Even these are pretty easy compared to most you see now a days, but look at the mess!
I stumbled upon a question from 2010, and it had an interesting answer regarding human verification methods.
The most effective solution I've ever encountered for differentiating between robots and people is to be aware of whether or not they have spent money on the internet.
To use an email as a common account identifier for this example. If you know that email has ever purchased any item online, whether it be from you, a competitor, amazon or any digital marketplace, you can be 100% certain they are a human, and not a spam bot.
This works today, and will never stop working because the cost of purchasing an item will always exceed the value of the spam that can be posted afterwards, making spam no longer economically feasible.

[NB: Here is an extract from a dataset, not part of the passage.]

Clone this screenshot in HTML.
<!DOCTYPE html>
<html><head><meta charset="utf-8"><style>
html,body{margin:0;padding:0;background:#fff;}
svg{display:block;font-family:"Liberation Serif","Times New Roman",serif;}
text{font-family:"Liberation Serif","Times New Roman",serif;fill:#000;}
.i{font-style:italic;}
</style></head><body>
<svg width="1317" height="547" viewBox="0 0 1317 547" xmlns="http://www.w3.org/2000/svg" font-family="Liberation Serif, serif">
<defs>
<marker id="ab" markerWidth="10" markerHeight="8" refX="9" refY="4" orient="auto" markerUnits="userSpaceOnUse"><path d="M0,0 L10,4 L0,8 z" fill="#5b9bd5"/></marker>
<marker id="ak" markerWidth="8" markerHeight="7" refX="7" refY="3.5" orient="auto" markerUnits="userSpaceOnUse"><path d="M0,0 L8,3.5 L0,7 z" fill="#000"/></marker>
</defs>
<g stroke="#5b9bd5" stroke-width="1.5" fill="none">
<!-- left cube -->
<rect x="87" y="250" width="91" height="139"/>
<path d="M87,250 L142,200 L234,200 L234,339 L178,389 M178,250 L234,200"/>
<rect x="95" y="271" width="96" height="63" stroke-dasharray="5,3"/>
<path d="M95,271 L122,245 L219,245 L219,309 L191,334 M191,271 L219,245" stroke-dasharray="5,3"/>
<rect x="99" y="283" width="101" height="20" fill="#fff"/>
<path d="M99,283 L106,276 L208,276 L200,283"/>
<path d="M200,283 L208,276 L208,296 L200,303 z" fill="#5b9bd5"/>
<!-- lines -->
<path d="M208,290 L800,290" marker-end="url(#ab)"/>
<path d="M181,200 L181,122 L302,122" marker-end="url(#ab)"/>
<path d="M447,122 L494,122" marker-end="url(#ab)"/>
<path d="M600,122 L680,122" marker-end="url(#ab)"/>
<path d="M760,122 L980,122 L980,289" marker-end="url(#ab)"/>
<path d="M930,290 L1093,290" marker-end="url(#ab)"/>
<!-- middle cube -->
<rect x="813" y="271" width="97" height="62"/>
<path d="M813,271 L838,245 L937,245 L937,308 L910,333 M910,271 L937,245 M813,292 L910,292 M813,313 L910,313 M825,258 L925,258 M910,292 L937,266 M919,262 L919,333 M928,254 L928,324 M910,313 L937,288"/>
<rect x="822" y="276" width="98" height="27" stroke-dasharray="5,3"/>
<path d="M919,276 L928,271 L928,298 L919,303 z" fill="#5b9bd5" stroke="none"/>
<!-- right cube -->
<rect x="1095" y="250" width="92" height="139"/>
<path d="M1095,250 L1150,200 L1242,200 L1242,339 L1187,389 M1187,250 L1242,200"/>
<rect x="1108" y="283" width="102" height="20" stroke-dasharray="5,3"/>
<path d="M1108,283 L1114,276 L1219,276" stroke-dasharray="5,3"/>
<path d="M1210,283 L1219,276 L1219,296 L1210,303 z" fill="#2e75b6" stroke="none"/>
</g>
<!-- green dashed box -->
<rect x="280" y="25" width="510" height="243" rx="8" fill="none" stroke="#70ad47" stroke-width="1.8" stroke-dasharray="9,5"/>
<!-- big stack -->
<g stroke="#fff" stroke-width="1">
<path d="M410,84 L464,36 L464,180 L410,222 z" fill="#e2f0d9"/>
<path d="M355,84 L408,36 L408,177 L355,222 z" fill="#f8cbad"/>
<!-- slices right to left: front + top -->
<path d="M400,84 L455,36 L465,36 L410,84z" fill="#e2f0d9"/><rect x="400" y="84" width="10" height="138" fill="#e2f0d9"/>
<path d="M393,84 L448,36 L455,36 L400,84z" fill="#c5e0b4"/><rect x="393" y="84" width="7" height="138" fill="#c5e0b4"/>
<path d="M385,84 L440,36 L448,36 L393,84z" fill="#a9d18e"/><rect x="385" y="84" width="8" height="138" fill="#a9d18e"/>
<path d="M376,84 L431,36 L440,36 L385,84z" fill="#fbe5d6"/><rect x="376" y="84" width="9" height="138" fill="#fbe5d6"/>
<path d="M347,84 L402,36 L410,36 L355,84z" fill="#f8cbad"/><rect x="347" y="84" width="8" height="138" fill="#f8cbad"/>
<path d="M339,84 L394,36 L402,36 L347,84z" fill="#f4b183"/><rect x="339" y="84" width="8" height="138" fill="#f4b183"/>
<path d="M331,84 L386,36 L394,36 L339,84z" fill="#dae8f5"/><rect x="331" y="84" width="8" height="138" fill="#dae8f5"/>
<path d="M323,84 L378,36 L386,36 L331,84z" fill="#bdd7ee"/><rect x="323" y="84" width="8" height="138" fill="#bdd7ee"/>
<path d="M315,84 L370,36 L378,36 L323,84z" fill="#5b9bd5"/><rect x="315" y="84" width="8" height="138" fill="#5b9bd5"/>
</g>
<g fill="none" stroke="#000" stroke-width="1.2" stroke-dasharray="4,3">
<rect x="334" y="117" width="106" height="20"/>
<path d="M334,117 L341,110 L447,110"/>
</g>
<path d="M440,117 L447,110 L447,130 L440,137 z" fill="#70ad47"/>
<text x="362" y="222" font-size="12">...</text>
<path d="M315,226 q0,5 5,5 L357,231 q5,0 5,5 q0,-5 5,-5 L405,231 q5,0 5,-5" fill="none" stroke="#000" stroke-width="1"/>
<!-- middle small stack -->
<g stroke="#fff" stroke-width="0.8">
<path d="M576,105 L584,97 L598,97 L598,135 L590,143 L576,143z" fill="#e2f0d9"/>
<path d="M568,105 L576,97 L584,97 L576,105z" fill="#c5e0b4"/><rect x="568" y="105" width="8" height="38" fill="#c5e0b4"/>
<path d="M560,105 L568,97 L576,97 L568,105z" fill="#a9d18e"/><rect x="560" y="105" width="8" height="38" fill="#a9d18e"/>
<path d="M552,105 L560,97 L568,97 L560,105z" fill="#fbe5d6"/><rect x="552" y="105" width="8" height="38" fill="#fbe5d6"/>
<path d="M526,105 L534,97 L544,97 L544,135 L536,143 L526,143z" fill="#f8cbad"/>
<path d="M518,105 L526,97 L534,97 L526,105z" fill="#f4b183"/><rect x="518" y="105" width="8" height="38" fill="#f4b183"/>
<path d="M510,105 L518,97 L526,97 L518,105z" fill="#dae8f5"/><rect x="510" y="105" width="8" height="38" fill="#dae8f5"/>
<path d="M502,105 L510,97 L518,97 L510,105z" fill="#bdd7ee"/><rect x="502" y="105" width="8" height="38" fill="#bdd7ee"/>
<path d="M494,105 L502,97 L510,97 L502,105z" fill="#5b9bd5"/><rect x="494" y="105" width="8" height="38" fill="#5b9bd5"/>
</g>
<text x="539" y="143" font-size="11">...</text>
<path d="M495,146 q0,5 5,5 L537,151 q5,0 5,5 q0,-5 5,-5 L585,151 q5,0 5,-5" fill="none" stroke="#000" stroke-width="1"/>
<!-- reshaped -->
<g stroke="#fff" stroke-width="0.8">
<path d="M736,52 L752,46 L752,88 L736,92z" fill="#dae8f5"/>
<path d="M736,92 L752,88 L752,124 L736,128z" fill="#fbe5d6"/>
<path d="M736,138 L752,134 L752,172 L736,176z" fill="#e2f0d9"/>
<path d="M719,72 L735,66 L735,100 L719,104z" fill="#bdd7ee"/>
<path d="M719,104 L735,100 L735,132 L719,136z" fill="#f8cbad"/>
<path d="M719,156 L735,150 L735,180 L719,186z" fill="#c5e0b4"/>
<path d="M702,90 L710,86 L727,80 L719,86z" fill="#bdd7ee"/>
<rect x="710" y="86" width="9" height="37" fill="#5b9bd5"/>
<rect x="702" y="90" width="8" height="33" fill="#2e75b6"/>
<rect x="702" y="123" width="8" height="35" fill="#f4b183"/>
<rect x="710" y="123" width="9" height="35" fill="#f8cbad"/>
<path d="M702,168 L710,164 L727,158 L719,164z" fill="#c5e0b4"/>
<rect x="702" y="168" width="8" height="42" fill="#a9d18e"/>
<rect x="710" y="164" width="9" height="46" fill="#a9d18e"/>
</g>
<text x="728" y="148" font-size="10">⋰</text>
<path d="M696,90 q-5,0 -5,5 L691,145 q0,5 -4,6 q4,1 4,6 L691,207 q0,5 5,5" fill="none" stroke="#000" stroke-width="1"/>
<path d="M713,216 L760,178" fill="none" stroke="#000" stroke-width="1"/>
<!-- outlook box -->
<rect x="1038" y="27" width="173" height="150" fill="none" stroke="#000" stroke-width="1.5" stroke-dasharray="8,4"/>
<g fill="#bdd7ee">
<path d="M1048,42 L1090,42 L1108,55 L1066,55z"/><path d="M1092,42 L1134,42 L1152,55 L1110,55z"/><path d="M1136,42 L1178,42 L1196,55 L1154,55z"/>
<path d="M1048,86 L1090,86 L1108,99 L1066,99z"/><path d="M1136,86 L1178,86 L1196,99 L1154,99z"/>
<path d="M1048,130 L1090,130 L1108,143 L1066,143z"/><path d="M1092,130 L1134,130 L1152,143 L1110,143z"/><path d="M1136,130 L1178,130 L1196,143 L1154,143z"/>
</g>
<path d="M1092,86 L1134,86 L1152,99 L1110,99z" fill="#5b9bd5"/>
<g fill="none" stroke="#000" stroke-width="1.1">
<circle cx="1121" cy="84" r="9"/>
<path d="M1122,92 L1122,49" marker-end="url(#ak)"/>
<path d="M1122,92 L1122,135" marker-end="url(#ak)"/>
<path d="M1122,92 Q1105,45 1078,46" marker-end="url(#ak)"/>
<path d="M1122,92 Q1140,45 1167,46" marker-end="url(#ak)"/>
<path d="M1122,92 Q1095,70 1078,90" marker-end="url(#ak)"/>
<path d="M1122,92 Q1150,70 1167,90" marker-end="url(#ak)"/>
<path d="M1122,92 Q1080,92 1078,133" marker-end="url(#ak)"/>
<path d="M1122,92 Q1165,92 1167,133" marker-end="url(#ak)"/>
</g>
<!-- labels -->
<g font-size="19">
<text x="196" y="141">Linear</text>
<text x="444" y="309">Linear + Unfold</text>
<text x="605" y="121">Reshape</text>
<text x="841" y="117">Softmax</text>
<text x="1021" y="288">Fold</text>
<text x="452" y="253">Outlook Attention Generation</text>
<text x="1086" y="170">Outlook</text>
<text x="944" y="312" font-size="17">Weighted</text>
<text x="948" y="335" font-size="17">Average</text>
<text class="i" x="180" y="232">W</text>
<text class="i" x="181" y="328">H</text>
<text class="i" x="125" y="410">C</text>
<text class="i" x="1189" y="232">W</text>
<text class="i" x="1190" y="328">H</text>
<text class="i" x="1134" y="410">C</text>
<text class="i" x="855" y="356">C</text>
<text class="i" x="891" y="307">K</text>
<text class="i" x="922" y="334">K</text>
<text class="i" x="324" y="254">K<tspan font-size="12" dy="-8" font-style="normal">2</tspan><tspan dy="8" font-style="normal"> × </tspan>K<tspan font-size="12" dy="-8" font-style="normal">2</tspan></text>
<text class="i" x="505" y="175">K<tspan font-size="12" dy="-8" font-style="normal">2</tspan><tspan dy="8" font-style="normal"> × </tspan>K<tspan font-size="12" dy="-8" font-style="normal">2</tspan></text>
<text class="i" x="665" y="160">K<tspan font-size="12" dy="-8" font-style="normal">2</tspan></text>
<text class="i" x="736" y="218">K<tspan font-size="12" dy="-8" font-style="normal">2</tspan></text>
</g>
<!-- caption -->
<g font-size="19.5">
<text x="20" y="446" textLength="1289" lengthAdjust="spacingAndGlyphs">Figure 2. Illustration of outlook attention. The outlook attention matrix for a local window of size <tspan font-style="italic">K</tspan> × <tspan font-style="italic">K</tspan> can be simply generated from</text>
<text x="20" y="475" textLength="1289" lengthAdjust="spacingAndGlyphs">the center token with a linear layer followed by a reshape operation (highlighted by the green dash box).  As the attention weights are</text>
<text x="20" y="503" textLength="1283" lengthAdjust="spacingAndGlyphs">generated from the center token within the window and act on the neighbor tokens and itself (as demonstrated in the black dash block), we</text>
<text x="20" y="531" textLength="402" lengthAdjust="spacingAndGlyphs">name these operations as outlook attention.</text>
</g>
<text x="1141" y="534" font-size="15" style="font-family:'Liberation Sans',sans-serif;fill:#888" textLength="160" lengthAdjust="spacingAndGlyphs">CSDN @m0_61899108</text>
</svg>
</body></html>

This is not very doable for many people who don't operate in e-commerce or related industries, but in situations where you do have that data, you have a flawless way to identify if a person is human. No more prompting them with tricky questions.
Quoted from Can we do better than CAPTCHA?

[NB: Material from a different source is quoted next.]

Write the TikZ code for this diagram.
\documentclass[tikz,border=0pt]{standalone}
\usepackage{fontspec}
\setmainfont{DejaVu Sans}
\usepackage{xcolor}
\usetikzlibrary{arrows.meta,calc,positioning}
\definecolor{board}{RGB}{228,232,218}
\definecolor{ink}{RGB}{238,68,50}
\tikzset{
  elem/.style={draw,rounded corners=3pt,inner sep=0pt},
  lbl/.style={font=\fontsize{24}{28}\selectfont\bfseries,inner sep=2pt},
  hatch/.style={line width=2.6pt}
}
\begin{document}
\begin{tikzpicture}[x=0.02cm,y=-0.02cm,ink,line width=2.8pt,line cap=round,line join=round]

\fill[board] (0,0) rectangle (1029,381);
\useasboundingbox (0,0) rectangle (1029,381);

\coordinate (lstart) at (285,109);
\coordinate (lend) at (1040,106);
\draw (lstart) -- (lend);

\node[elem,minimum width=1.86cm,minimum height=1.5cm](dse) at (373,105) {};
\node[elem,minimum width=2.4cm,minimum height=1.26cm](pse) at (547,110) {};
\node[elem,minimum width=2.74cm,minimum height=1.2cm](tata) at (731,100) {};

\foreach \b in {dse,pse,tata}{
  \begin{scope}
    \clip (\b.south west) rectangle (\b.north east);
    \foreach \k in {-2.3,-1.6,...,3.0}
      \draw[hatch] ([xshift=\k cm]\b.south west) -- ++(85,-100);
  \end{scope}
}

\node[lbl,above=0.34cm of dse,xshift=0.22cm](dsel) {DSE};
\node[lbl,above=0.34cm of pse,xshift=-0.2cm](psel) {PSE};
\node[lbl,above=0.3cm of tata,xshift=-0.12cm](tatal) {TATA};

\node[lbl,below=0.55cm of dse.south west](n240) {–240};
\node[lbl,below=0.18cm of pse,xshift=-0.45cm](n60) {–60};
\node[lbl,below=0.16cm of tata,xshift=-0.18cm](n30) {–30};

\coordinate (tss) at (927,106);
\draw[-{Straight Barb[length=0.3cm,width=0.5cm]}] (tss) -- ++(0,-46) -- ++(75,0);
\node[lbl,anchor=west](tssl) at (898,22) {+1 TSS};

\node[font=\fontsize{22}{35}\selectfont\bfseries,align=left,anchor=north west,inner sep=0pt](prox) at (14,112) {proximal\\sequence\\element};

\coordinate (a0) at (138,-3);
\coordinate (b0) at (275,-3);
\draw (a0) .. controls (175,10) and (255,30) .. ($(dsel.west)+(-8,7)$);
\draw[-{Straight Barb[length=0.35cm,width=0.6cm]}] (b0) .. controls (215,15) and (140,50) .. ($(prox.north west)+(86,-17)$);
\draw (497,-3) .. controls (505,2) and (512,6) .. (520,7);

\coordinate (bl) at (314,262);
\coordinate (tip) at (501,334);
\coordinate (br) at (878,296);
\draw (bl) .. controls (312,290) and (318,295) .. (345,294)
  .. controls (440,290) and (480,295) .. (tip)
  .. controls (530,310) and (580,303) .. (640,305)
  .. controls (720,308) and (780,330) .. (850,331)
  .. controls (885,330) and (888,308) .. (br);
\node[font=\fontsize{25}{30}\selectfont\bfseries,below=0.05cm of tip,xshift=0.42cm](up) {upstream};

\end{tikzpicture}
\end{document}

Now, obviously this would be difficult to do without the other sites having a list of way to cross check e-mails and see if they've ever purchased anything. Then you also have the dilemma of what happens if they didn't purchase anything but they are really a human.
Is cross checking e-mails against sites that list spam bots effective? If you're not on there, no CAPTCHA, and if you are, then you get a very difficult CAPTCHA that you need to pass. This again though leads to problems where new spam bots come in and can go on your site since they're not yet blacklisted.
The short (tl;dr) version of my question: Is there a more user friendly way to check if a user is human?